The result is that my apartment is habitable. Not glacial, which is what I would prefer, but it’s survivable. I don’t remember last year being so bad, but it must have been, especially in July and August. Or maybe my heat tolerance is worse. I don’t enjoy being hot. My friends make fun of me for it, but it really makes me miserable. I sweat through all of my clothes. I get itchy. I break out. I get these horrible, painful sores between my thighs. Everything is so much harder for me when I’m hot. And people think it’s like, a vanity thing, I guess. But it’s not. It’s material. It’s health. It ruins my life for three or four months out of the year. I physically hurt during the summer, and people laugh and send me memes, and I let them, because who are we if not the accumulation of jokes our friends make about the most embarrassing, painful parts of ourselves. Who are we if not a series of secondhand communiqués from the darkest, most ugly parts of one another. But whatever. Shrug it off. It’s friendship, right? We all make sacrifices to live in the social corpus.
After I woke up, I determined that the sirens meant wind, and tried to go back to sleep, but I only managed another half hour or so. I am expecting a delivery today. The galleys for my novel are supposed to arrive--or maybe they won’t, if there’s flooding, if there’s weather. Mail delivery in Iowa City is so mercurial, subject to the whims of the individual carrier, as though delivering the mail were a hobby that they can pick up or put down at their leisure. It’s one of the most idiosyncratic and unpredictable systems I’ve ever witnessed, second only to the administration of the Iowa Writers’ Workshop in its dark workings. Sometimes mail just fails to appear despite all indications to the contrary. It just doesn’t show up. I get a little email notification from UPS and USPS and FedEx that says, Your parcel or mail will be delivered today. In the case of USPS, they even scan it and provide a grainy black and white shot of the mail to be delivered. But several times, said mail has just not come. Sometimes for days. It’s kind of impressive in a way that’s also deeply troubling, which is the case of any failing, aging infrastructure that is somehow absolutely necessary for daily life.
I’m excited about the galleys because it represents another tangible step down the very murky and mysterious route of debut authorhood. So much of this process lives in my own head that sometimes I forget that it’s going to be a real thing in the world, that people will read it and have feelings and opinions about it. Well, that’s the hope anyway. It’s entirely possible that this novel will, like the mail, fail to materialize. I keep trying to remind myself of its concreteness, its realness--I have two versions of the bound manuscript already, one with the cover and one without. I sometimes look at them and think, Wow, somebody wrote a book, what a terrible idea.

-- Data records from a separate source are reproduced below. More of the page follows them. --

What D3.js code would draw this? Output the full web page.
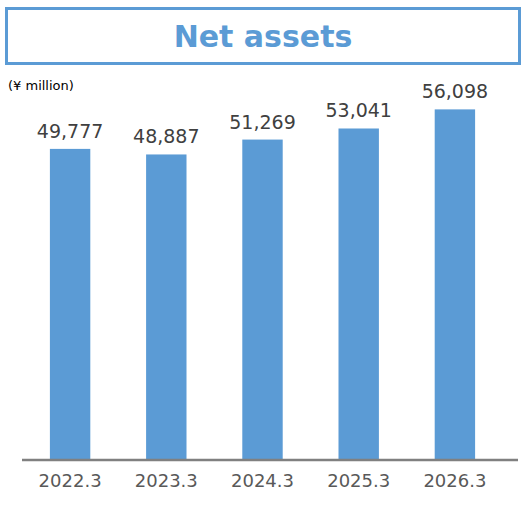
<!DOCTYPE html>
<html><head><meta charset="utf-8">
<script src="https://cdn.jsdelivr.net/npm/d3@7"></script>
<style>body{margin:0;background:#fff}</style></head>
<body><svg id="c" width="527" height="513"></svg>
<script>
const categories=["2022.3","2023.3","2024.3","2025.3","2026.3"];
const values=[49777,48887,51269,53041,56098];
const svg=d3.select("#c");
const font="Verdana, 'DejaVu Sans', sans-serif";
svg.append("rect").attr("x",6.5).attr("y",8.5).attr("width",513).attr("height",55)
  .attr("fill","#fff").attr("stroke","#5B9BD5").attr("stroke-width",3);
svg.append("text").attr("x",263).attr("y",47).attr("text-anchor","middle")
  .attr("font-family",font).attr("font-weight","bold").attr("font-size",30)
  .attr("fill","#5B9BD5").text("Net assets");
svg.append("text").attr("x",8).attr("y",90).attr("font-family",font).attr("font-size",13)
  .attr("fill","#000").text("(¥ million)");
const x=d3.scaleBand().domain(categories).range([22,503]).paddingInner(0.58).paddingOuter(0.29);
const y=d3.scaleLinear().domain([0,60000]).range([460,85]);
svg.selectAll(".bar").data(values).join("rect")
  .attr("x",(d,i)=>x(categories[i])).attr("y",d=>y(d))
  .attr("width",x.bandwidth()).attr("height",d=>y(0)-y(d)).attr("fill","#5B9BD5");
svg.selectAll(".lbl").data(values).join("text")
  .attr("x",(d,i)=>x(categories[i])+x.bandwidth()/2).attr("y",d=>y(d)-11)
  .attr("text-anchor","middle").attr("font-family",font).attr("font-size",19)
  .attr("fill","#404040").text(d=>d3.format(",")(d));
const ax=svg.append("g").attr("transform","translate(0,460)").call(d3.axisBottom(x).tickSize(0).tickPadding(14));
ax.select(".domain").attr("stroke","#808080").attr("stroke-width",2.5).attr("d","M22,0H518");
ax.selectAll("text").attr("font-family",font).attr("font-size",18).attr("fill","#595959");
</script></body></html>
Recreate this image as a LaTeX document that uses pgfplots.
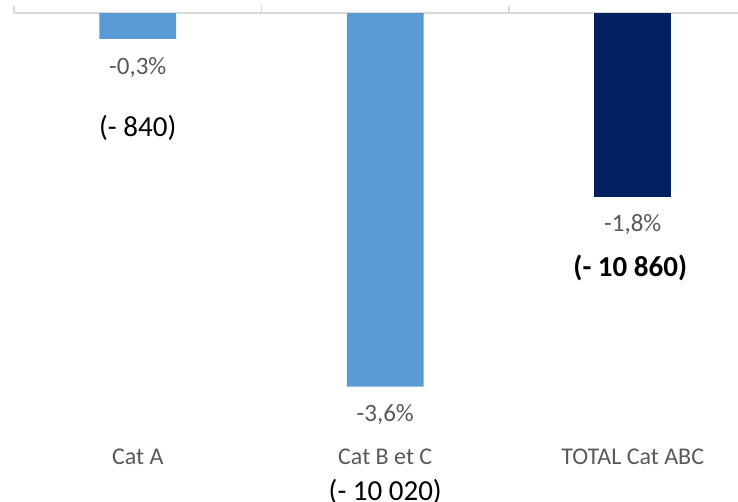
\documentclass[border=0pt]{standalone}
\usepackage{pgfplots}
\pgfplotsset{compat=1.18}
\usepackage{fontspec}
\setmainfont{Carlito}

\definecolor{lightblue}{HTML}{5B9BD5}
\definecolor{navy}{HTML}{002060}
\definecolor{labelgray}{HTML}{595959}
\definecolor{linegray}{HTML}{D9D9D9}

\newcommand{\pctfont}{\fontsize{25bp}{30bp}\selectfont\color{labelgray}}
\newcommand{\catfont}{\fontsize{24bp}{29bp}\selectfont\color{labelgray}}
\newcommand{\numfont}{\fontsize{29bp}{34bp}\selectfont\color{black}}

\begin{document}
\begin{tikzpicture}
  \path[use as bounding box] (0,-502bp) rectangle (738bp,0);
  \begin{axis}[
      at={(14bp,-13bp)}, anchor=north west,
      scale only axis,
      width=724bp, height=489bp,
      xmin=-0.5, xmax=2.4253,
      ymin=-4.711, ymax=0,
      axis x line*=top,
      axis y line=none,
      axis line style={draw=linegray, line width=2bp},
      xtick={-0.5,0.5,1.5},
      xticklabels={},
      major tick length=7bp,
      tick align=inside,
      tick style={draw=linegray, line width=1.2bp},
      ytick=\empty,
      ybar, bar shift=0pt, bar width=0.311,
      clip=false,
    ]
    \addplot[fill=lightblue, draw=none] coordinates {(0,-0.25) (1,-3.6)};
    \addplot[fill=navy, draw=none] coordinates {(2,-1.77)};

    % percentage labels
    \node[font=\pctfont] at (axis cs:0,-0.53) {-0,3\%};
    \node[font=\pctfont] at (axis cs:1,-3.873) {-3,6\%};
    \node[font=\pctfont] at (axis cs:2,-2.042) {-1,8\%};

    % absolute numbers
    \node[font=\numfont] at (axis cs:0,-1.108) {(- 840)};
    \node[font=\numfont] at (axis cs:1,-4.615) {(- 10 020)};
    \node[font=\numfont\bfseries] at (axis cs:1.99,-2.457) {(- 10 860)};

    % category names
    \node[font=\catfont] at (axis cs:0,-4.277) {Cat A};
    \node[font=\catfont] at (axis cs:1,-4.277) {Cat B et C};
    \node[font=\catfont] at (axis cs:2,-4.277) {TOTAL Cat ABC};
  \end{axis}
\end{tikzpicture}
\end{document}
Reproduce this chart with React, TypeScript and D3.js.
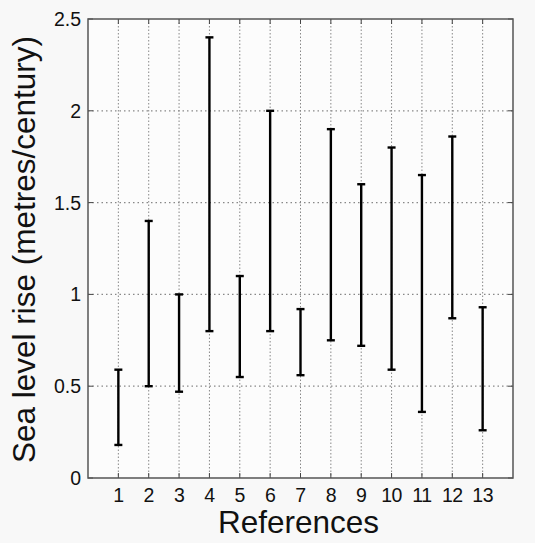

I told a friend yesterday that a novel is a lot like a dying star: it eats the material from which it is made, expanding and contracting, heating and cooling, spewing ions everywhere. Which is to say that a novel deforms your life. Both the production of it. And then the publication of it. It alters the fabric of your thinking somehow. I know someone who only wrote 30-page stories before he wrote a novel, and now his stories are a taut 12-15 pages. I used to write taut 12-15 page stories, but then I wrote a novel, and now they’re all 30 pages. I’m working on a new project now. The most consistent advice I have been given over the years is that when you finish something, you should start something else so that you aren’t still bound up to the first thing when you need to do things to it. I have tried to follow that advice pretty consistently, and it’s worked more or less. Except now, I’m trying to do this new thing, and it’s resisting me, and I feel miserable. And I know part of it is that it’s hard to commit to a new project, to all the messiness that comes at the beginning, when you’ve just finished a thing that feels done or polished. It’s so hard to give yourself back over to the difficulty of starting new, starting fresh, to knowing you will fail and must fail again and again to get it right. It’s hard to do that when you feel like you’ve just done something really polished or cool. I spent the spring working on a cycle of stories, and I was really really happy with how they turned out, and then I shifted my attention to this new thing, and friends, I am so excited about it, but wow, my writing is so bad at the moment.
It’s okay though--it’s part of the process. You have to suck before you can do anything. But even knowing that, it’s so hard to commit to sucking, but commit you must! Writing is such a scam sometimes. A total scam.
In other news, on Monday, I start teaching class. There are 13 students signed up at the moment. The class is called The Sentence, and in it, I guess I’m mostly focused on helping the students develop a robust vocabulary with which to describe their reactions to sentences and language. It’s not really a technical class, but we will talk about technique. It’s more a class to help them find out what they react to and why and how, and to try new things. It’s not the kind of class that I would have liked as an undergraduate or a grad student even--I am an annoyingly technical person, and nothing makes me happier than precise, mechanical instruction--but it is the kind of class that feels the least violent to me from a creative writing standpoint. I’m excited to be teaching again. The last time I taught was in Madison, where I taught biochemistry to non-majors, mostly pre-meds. That was a very different vibe, I’m thinking, than the one I’ll get here.
That’s all for this week. I guess I’ll go make coffee and wait for the mail. I hope you’re well. I hope this week provides something like ease and comfort and clarity. I hope you get the things you need and deserve.